The Platinum Effect

My 15th Platinum trophy had just pinged in the top left corner of the screen. A familiar sense of achievement rushed through my brain and onto the hairs on the back of my neck. That shot of adrenaline was what I needed. Getting that elusive trophy meant more to me than completing the game. Truly.

The game was Ratchet and Clank on the PS4. Its the type of game I enjoy. The story is a slight retelling of the original PS2 game that’s been reworked to tie into the movie of the same name. It’s a 3D platforming adventure game that spans multiple worlds and has a tonne of weapons to upgrade and collectables that need hording. Coincidentally, the first Platinum I have is from Ratchet and Clank: A Crack in Time. Even though it’s not as good as the original, it was still a fun ride.

After the credits rolled for the first time, I looked at the trophy list. I’m not a trophy hunter by any means but since there wasn’t much left to do, I thought what the hell. All I had to do was complete the Challenge mode and collect the last few bolts and upgrade weapons. It’s nothing too challenging but it took some time. Although, it must be said that I loved racking up the hours it took to finish the trophy list more than completing the main story.

Every trophy inched me closer to the one that really mattered. If a camera was filming my reaction, I’m sure it would show my smile growing wider each time the to-do list shrank and there was that unmistakeable “ping”. Then when the final (and almost always) double ping came up, I could have cheered. I didn’t because it was 2 in the morning, my wife and cats were asleep, and I had to be up in 4 hours for work.

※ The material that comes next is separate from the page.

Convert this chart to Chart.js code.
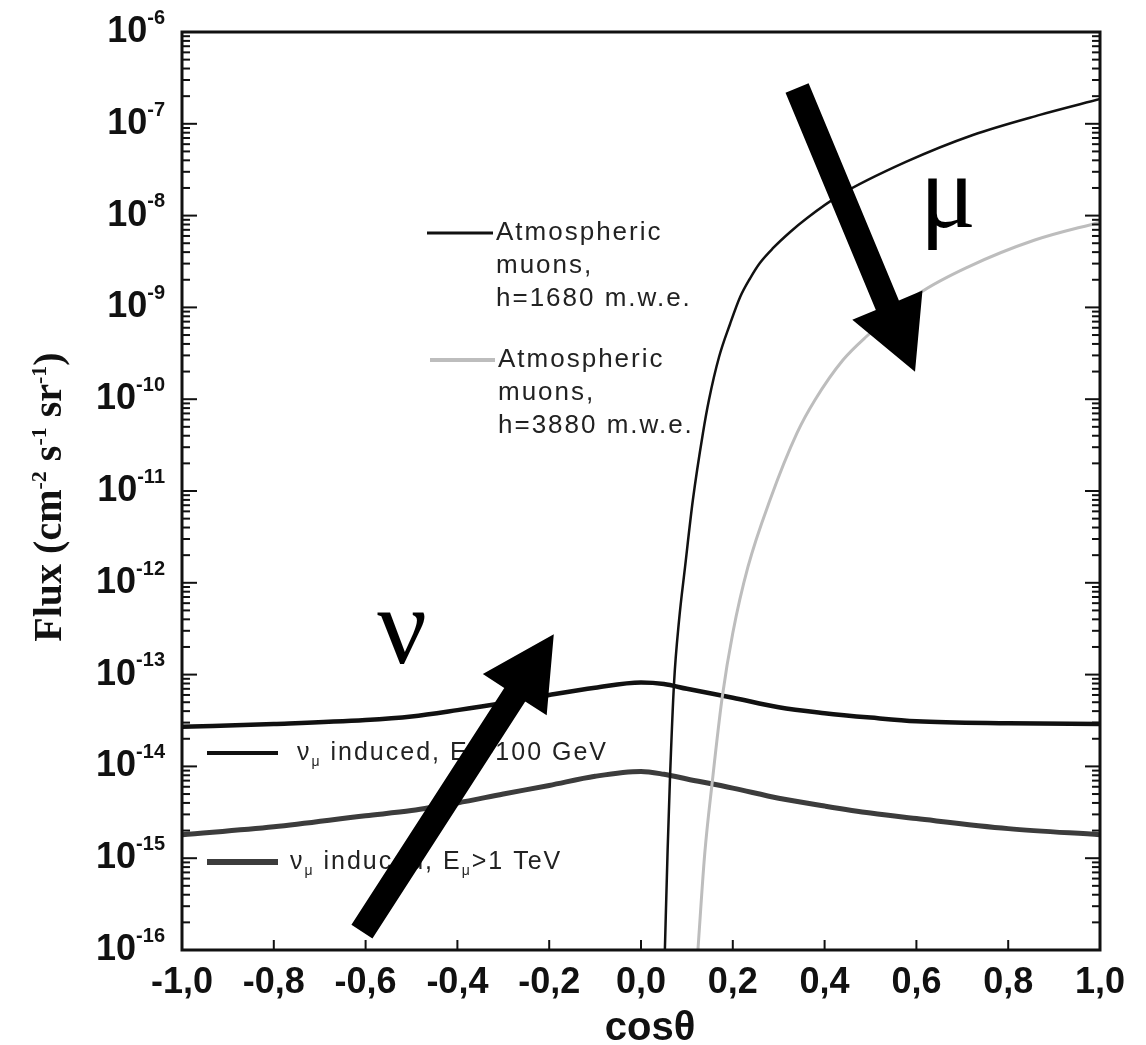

It’s always a joyous moment when you first see that platinum sitting at the top of your trophy list. The sense of achievement that only 3% of all of the players have done the same thing is amazing. I have gone the extra mile and here’s the proof. Except that feeling never lasts.

Of the 15 games that have the Platinum trophy next to it, I want to replay precisely 0 of them.

It’s not always sunshine and rainbows…

If you got one of these through the post, I’d probably be happy.

The amount of time and effort required exploring, grinding, and levelling up on each game is astonishing. By the time I’ve celebrated the double-ping I’m sick of the sight of the characters and worlds I’ve torn apart to get to that point. Ratchet and Clank lasted all of 2 minutes before I deleted the game and went to bed.

I find myself questioning how I play games because of this system. Am I more eager to 100% a game or do I enjoy the experience and story? How much progress could have been made on the next title?
Nintendo don’t have an achievement system and yet I play games on the Switch until the credits roll and keep playing. Super Mario Odyssey was finished weeks after it came out and I’m still playing. There’s a few bits to finish off, but mainly I run around just enjoying the worlds that have been created.

Perhaps it’s just because progress is monitored and compared to friends. If there wasn’t a constant reminder of what I’ve got left to do to, or how far Richard is doing compared to Andrew, I wouldn’t be obliged to catch up. After all, I find it rather irritating that I’ve finished so many games, but on the trophy list, they sit uncomplete, silently judging.

I’ve realised I’m too attached to the result, not the journey. Writing this piece has been an eye opening experience. I should try to enjoy the ride rather than rush to the end. I don’t go to the cinema to see the credits, it’s the story that precedes it.

That being said; trophy 16 isn’t far behind so I best crack on.